It’s not really news any more that all the conservative doomsaying about California has turned out to be wildly off-base. But Paul Krugman decides to rub it in today, particularly in terms of the actual impact of Proposition 30, the 2012 ballot initiative that authorized a more progressive income tax structure, and Obamacare implementation, which California took on agressively:
Needless to say, conservatives predicted doom. A representative reaction: Daniel J. Mitchell of the Cato Institute declared that by voting for Proposition 30, which authorized those tax increases, “the looters and moochers of the Golden State” (yes, they really do think they’re living in an Ayn Rand novel) were committing “economic suicide.” Meanwhile, Avik Roy of the Manhattan Institute and Forbes claimed that California residents were about to face a “rate shock” that would more than double health insurance premiums.
What has actually happened? There is, I’m sorry to say, no sign of the promised catastrophe.
If tax increases are causing a major flight of jobs from California, you can’t see it in the job numbers. Employment is up 3.6 percent in the past 18 months, compared with a national average of 2.8 percent; at this point, California’s share of national employment, which was hit hard by the bursting of the state’s enormous housing bubble, is back to pre-recession levels.
On health care, some people — basically healthy young men who were getting inexpensive insurance on the individual market and were too affluent to receive subsidies — did face premium increases, which we always knew would happen. Over all, however, the costs of health reform came in below expectations, while enrollment came in well above — more than triple initial predictions in the San Francisco area. A recent survey by the Commonwealth Fund suggests that California has already cut the percentage of its residents without health insurance in half.
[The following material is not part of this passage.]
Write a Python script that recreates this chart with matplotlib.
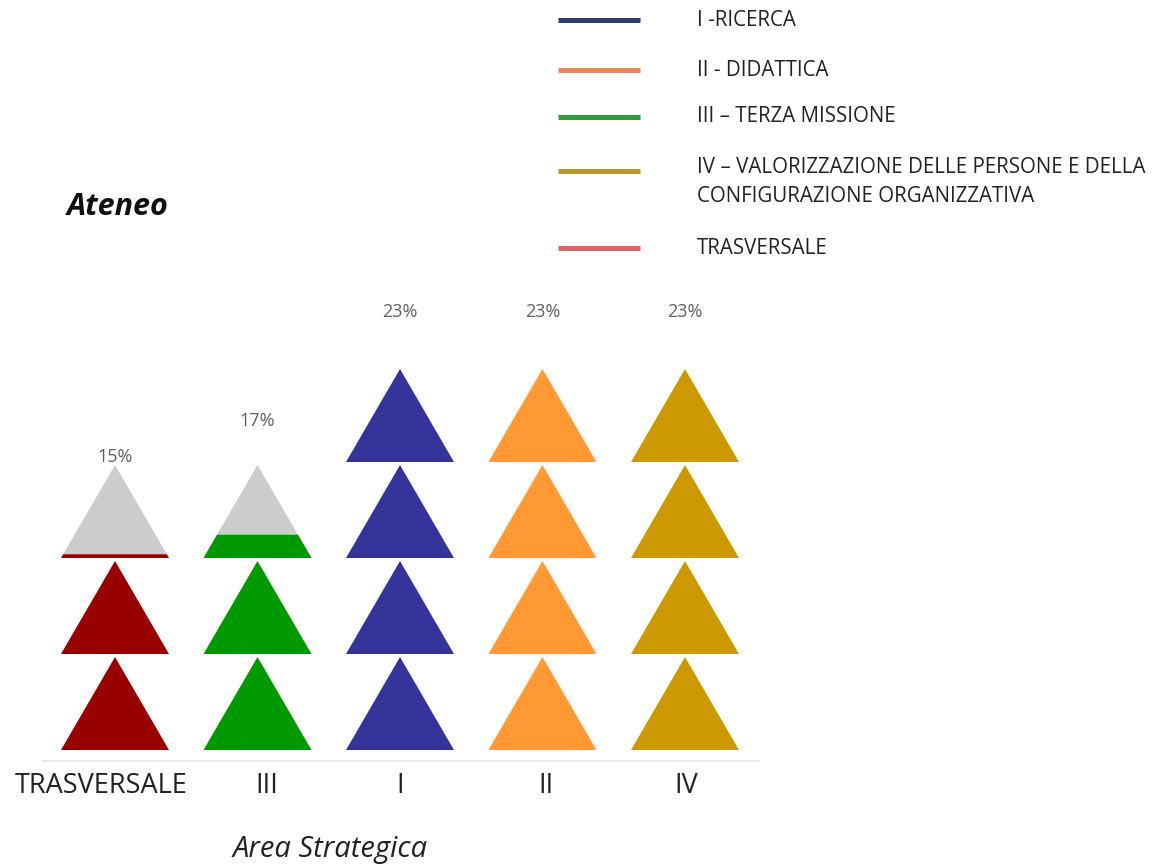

What’s more, all indications are that further progress is in the pipeline, with more insurance companies entering the marketplace for next year.
And, yes, the budget is back in surplus.
Krugman concedes that California still suffers from high housing prices (boy, does it ever!), and suggests that those complaining of “too much regulation” in the state should really focus on local land-use restrictions that boost housing costs in myriad ways.
Personally, I’m just glad that I’m not actually living in the dystopia I’ve been reading about from practically the moment I arrived in the Golden State.